Sayid Bani Hassan, salah satu anggota Barisan Ansor Serbaguna (Banser) NU, yang mencolok dengan jaket hijau lorengnya, mengaku sengaja untuk menyempatkan diri datang ke acara tersebut demi saling menjaga hubungan baik sesama warga masyarakat.
"Ini acaranya bagus karena kita bisa saling berbagi. Sebagai saudara satu negara, kami muslim wajib menjaga ini ukhuwah wathoniyah atau hubungan persaudaraan atas kebangsaan. Sebagai muslim, kita wajib menghormati agama lain," ujarnya yang bukan sekali ini menghadiri acara dengan komunitas beda agama.
Bahagiakan lansia
Di lokasi berbeda, komunitas Sant\'Egidio juga merayakan Natal bersama para lansia di Panti Lansia Santa Anna, di Jakarta Utara. Sekitar 30 sukarelawan mendampingi 70 lansia dengan 30 komunitas janda dalam kegiatan sama, yakni Makan Siang Natal.
Acara yang kali kedua diadakan di panti tersebut tidak kalah meriah dengan acara sama di tempat lain. Para penghuni panti yang berulang tahun di bulan Desember diberi kejutan dengan perayaan ulang tahun. Sebelum acara makan siang dimulai, sejumlah penghuni panti juga berani tampil untuk bernyanyi.
Di sela-sela kemeriahan itu, Kusuma (76) sempat menumpahkan rasa harunya kepada Kompas, karena hari itu ia bisa mengikuti perayaan Natal di "rumahnya", meski sempat didera sakit malam sebelumnya. Sejak delapan tahun menitipkan dirinya sendiri di panti tersebut, ia mengaku baru menikmati Natal semeriah itu.

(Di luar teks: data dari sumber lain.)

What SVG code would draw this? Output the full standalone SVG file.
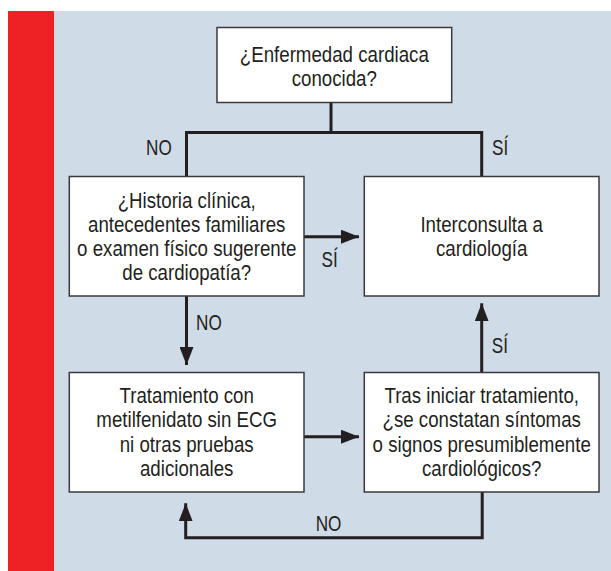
<svg xmlns="http://www.w3.org/2000/svg" width="611" height="571" viewBox="0 0 611 571">
  <defs>
    <style>
      .box { fill: #ffffff; stroke: #3a3a3c; stroke-width: 1.5; }
      .txt { font-family: "Liberation Sans", Arial, sans-serif; font-size: 22px; fill: #231f20; text-anchor: middle; }
      .lbl { font-family: "Liberation Sans", Arial, sans-serif; font-size: 22px; fill: #231f20; }
      .ln { fill: none; stroke: #231f20; stroke-width: 3; }
    </style>
    <marker id="ah" markerUnits="userSpaceOnUse" markerWidth="20" markerHeight="14" refX="18" refY="7" orient="auto">
      <path d="M0,0 L18,7 L0,14 Z" fill="#231f20"/>
    </marker>
  </defs>
  <rect x="0" y="0" width="611" height="571" fill="#ffffff"/>
  <rect x="54" y="11" width="557" height="560" fill="#d0dbe8"/>
  <rect x="8" y="11" width="46" height="560" fill="#ee2224"/>

  <g id="connectors">
    <path class="ln" d="M331,102 V132.5 M186.5,176 V132.5 H481.7 V176"/>
    <path class="ln" d="M304,236.7 H359" marker-end="url(#ah)"/>
    <path class="ln" d="M186.5,296 V365" marker-end="url(#ah)"/>
    <path class="ln" d="M481.7,372 V303.3" marker-end="url(#ah)"/>
    <path class="ln" d="M304,436.7 H359" marker-end="url(#ah)"/>
    <path class="ln" d="M482.2,492 V537.7 H185.7 V503.3" marker-end="url(#ah)"/>
    <text class="lbl" transform="translate(146 155) scale(0.78 1)">NO</text>
    <text class="lbl" transform="translate(492 155) scale(0.78 1)">SÍ</text>
    <text class="lbl" transform="translate(321.5 266.5) scale(0.78 1)">SÍ</text>
    <text class="lbl" transform="translate(196 329.5) scale(0.78 1)">NO</text>
    <text class="lbl" transform="translate(491.7 352.7) scale(0.78 1)">SÍ</text>
    <text class="lbl" transform="translate(315.7 531) scale(0.78 1)">NO</text>
  </g>

  <g id="n-enfermedad">
    <rect class="box" x="217" y="27.5" width="234.7" height="75"/>
    <text class="txt" transform="translate(334.3 61.5) scale(0.85 1)">¿Enfermedad cardiaca</text>
    <text class="txt" transform="translate(334.3 85.5) scale(0.85 1)">conocida?</text>
  </g>

  <g id="n-historia">
    <rect class="box" x="69.3" y="176.5" width="234.7" height="119.5"/>
    <text class="txt" transform="translate(186.7 207.5) scale(0.85 1)">¿Historia clínica,</text>
    <text class="txt" transform="translate(186.7 231.5) scale(0.85 1)">antecedentes familiares</text>
    <text class="txt" transform="translate(186.7 255.5) scale(0.85 1)">o examen físico sugerente</text>
    <text class="txt" transform="translate(186.7 279.7) scale(0.85 1)">de cardiopatía?</text>
  </g>

  <g id="n-interconsulta">
    <rect class="box" x="364.3" y="176.5" width="234.7" height="119.5"/>
    <text class="txt" transform="translate(481.7 231.5) scale(0.85 1)">Interconsulta a</text>
    <text class="txt" transform="translate(481.7 255.5) scale(0.85 1)">cardiología</text>
  </g>

  <g id="n-tratamiento">
    <rect class="box" x="69.3" y="372.5" width="234.7" height="119.5"/>
    <text class="txt" transform="translate(186.7 403.3) scale(0.85 1)">Tratamiento con</text>
    <text class="txt" transform="translate(186.7 427.4) scale(0.85 1)">metilfenidato sin ECG</text>
    <text class="txt" transform="translate(186.7 451.5) scale(0.85 1)">ni otras pruebas</text>
    <text class="txt" transform="translate(186.7 475.7) scale(0.85 1)">adicionales</text>
  </g>

  <g id="n-sintomas">
    <rect class="box" x="364.3" y="372.5" width="234.7" height="119.5"/>
    <text class="txt" transform="translate(481.7 403.3) scale(0.85 1)">Tras iniciar tratamiento,</text>
    <text class="txt" transform="translate(481.7 427.4) scale(0.85 1)">¿se constatan síntomas</text>
    <text class="txt" transform="translate(481.7 451.5) scale(0.85 1)">o signos presumiblemente</text>
    <text class="txt" transform="translate(481.7 475.7) scale(0.85 1)">cardiológicos?</text>
  </g>
</svg>
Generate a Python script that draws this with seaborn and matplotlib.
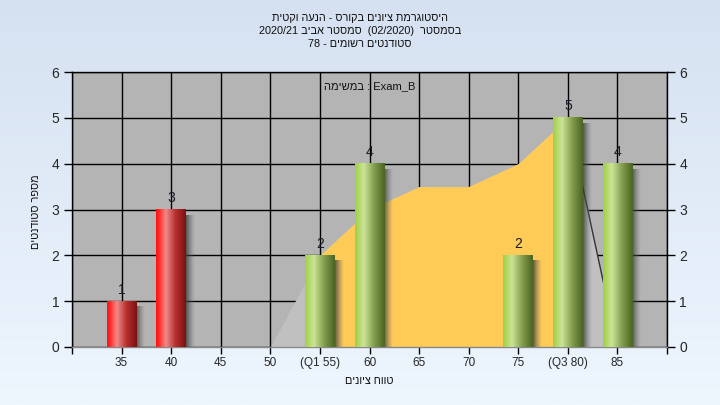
import numpy as np
import matplotlib
matplotlib.use("Agg")
import matplotlib.pyplot as plt
from matplotlib.colors import LinearSegmentedColormap
import seaborn as sns

# ---------------- data ----------------
score_bins = [35, 40, 45, 50, 55, 60, 65, 70, 75, 80, 85]
counts = [1, 3, 0, 0, 2, 4, 0, 0, 2, 5, 4]
tick_labels = ['35', '40', '45', '50', '(Q1 55)', '60', '65', '70', '75', '(Q3 80)', '85']
pass_mark = 55
curve_x = [50, 55, 60, 65, 70, 75, 80, 85]
curve_y = [0, 2, 3, 3.5, 3.5, 4, 5, 0]
q1, q3 = 55, 80
y_ticks = [0, 1, 2, 3, 4, 5, 6]

title_lines = ["היסטוגרמת ציונים בקורס - הנעה וקטית",
               "בסמסטר  (02/2020)  סמסטר אביב 2020/21",
               "סטודנטים רשומים - 78"]
y_label = "מספר סטודנטים"
x_label = "טווח ציונים"
task_word = "במשימה"
task_name = "Exam_B"


def is_heb(s):
    return any('\u0590' <= c <= '\u05ff' for c in s)


def rtl(s):
    toks = s.split(' ')[::-1]
    out = []
    for t in toks:
        out.append(t[::-1] if is_heb(t) else t)
    return ' '.join(out)


sns.set_style("ticks")
plt.rcParams['font.family'] = ['Liberation Sans', 'DejaVu Sans']

W, H = 720, 405
fig = plt.figure(figsize=(W / 100, H / 100), dpi=100)

# background gradient
bg = fig.add_axes([0, 0, 1, 1], zorder=-10)
grad_v = np.linspace(0, 1, 256).reshape(-1, 1)
bg_cmap = LinearSegmentedColormap.from_list('bg', ['#d5e1f1', '#eef6fe'])
bg.imshow(grad_v, aspect='auto', cmap=bg_cmap, extent=[0, 1, 0, 1], origin='upper')
bg.set_axis_off()

L, R, T, B = 72, 667, 72, 347
ax = fig.add_axes([L / W, 1 - B / H, (R - L) / W, (B - T) / H])
ax.set_facecolor('#b4b4b4')

# distribution area
ax.fill_between(curve_x, curve_y, 0, color='#c0c0c0', lw=0, zorder=1)
cx = np.array(curve_x)
cy = np.array(curve_y)
m = (cx >= q1) & (cx <= q3)
ax.fill_between(cx[m], cy[m], 0, color='#ffcb57', lw=0, zorder=1.5)
ax.plot(curve_x[-2:], curve_y[-2:], color='#333333', lw=1, zorder=1.6)

# bars
colors = ['#e02020' if s < pass_mark else '#8fbf3f' for s in score_bins]
sns.barplot(x=score_bins, y=counts, native_scale=True, width=0.6,
            palette=colors, hue=score_bins, legend=False, ax=ax, zorder=3,
            saturation=1)

cmap_g = LinearSegmentedColormap.from_list('g', [(0, '#a0cf45'), (0.3, '#cbe497'),
                                                 (0.65, '#819c4c'), (1, '#4a6422')])
cmap_r = LinearSegmentedColormap.from_list('r', [(0, '#ff1010'), (0.12, '#ff3030'),
                                                 (0.33, '#f08a8a'), (0.65, '#b83030'),
                                                 (1, '#7a1010')])
grad_h = np.linspace(0, 1, 256).reshape(1, -1)
shadow_cmap = LinearSegmentedColormap.from_list(
    'sh', [(0, (0.22, 0.22, 0.22, 0.8)), (1, (0.45, 0.45, 0.45, 0.0))])

patches = sorted([p for p in ax.patches], key=lambda p: p.get_x())
for p, s, c in zip(patches, score_bins, counts):
    x0, w, h = p.get_x(), p.get_width(), p.get_height()
    p.set_visible(False)
    if h <= 0:
        continue
    ax.imshow(grad_h, extent=[x0 + w, x0 + w + 0.9, 0, h - 0.12], aspect='auto',
              cmap=shadow_cmap, zorder=2.5, interpolation='bilinear')
    ax.imshow(grad_h, extent=[x0, x0 + w, 0, h], aspect='auto',
              cmap=cmap_r if s < pass_mark else cmap_g, zorder=3,
              interpolation='bilinear')
    ax.text(x0 + w / 2, h + 0.1, str(c), ha='center', va='bottom',
            fontsize=10, color='#1a1a2a', zorder=4)

ax.set_xlim(30, 90)
ax.set_ylim(0, 6)
ax.set_xticks([30] + score_bins + [90])
ax.set_xticklabels([''] + tick_labels + [''], fontsize=8.5)
ax.set_yticks(y_ticks)
ax.set_yticklabels([str(v) for v in y_ticks], fontsize=10)
ax.tick_params(axis='y', right=True, labelright=True, direction='out', length=6,
               width=1, color='black', pad=3)
ax.tick_params(axis='x', direction='out', length=5, width=1, color='black', pad=2)
ax.set_xlabel('')
ax.set_ylabel('')

ax.grid(True, color='black', lw=1)
ax.set_axisbelow(True)
for sp in ax.spines.values():
    sp.set_visible(True)
    sp.set_color('black')
    sp.set_linewidth(1)
ax.spines['bottom'].set_color('#888888')

ax.text(0.5, 1 - 14 / 275, rtl(task_word) + " : " + task_name, transform=ax.transAxes,
        ha='center', va='center', fontsize=8, color='#111111', zorder=5)

for i, line in enumerate(title_lines):
    fig.text(0.5, 1 - (18 + 13 * i) / H, rtl(line), ha='center', va='center',
             fontsize=7.8, color='#111111')

fig.text(36 / W, 1 - 212 / H, rtl(y_label), rotation=90, ha='center', va='center',
         fontsize=7.8, color='#111111')
fig.text((L + R) / 2 / W, 1 - 381 / H, rtl(x_label), ha='center', va='center',
         fontsize=7.8, color='#111111')

fig.savefig('out.png', dpi=100)
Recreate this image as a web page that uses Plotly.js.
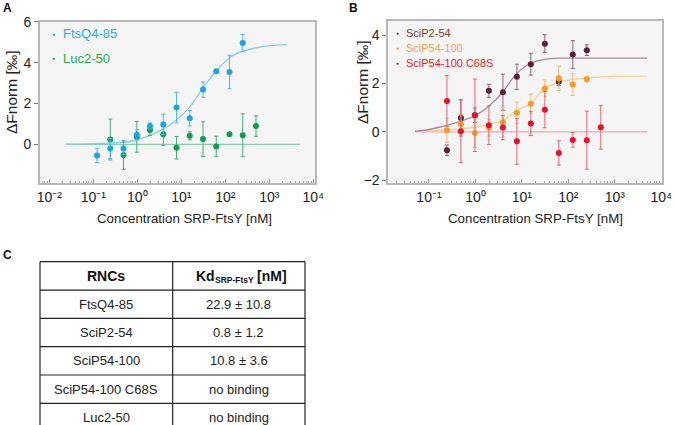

"Tahun lalu acara ini sudah mulai di sini. Tapi, sekarang lebih meriah. Aku senang banget, karena suasananya dibikin lebih bagus, ada kado, dan hiasan Natal di mana-mana," tuturnya yang masih berbicara dengan lugas.
Maria Laurentia Puji Utami, salah satu penanggung jawab acara di panti tersebut, mengatakan, makan siang Natal merupakan acara puncak dari kegiatan pelayanan mereka tiap minggu. Ia berharap, perayaan Natal tersebut dapat membahagiakan para lansia di sana yang tidak hanya tua secara alami, beberapa dari mereka juga mengidap demensia dan cacat fisik.
"Mereka banyak yang jarang dikunjungi keluarga bahkan tidak punya keluarga. Jadi, kami pikir, perhatian seperti ini sangat penting bagi mereka," ujarnya.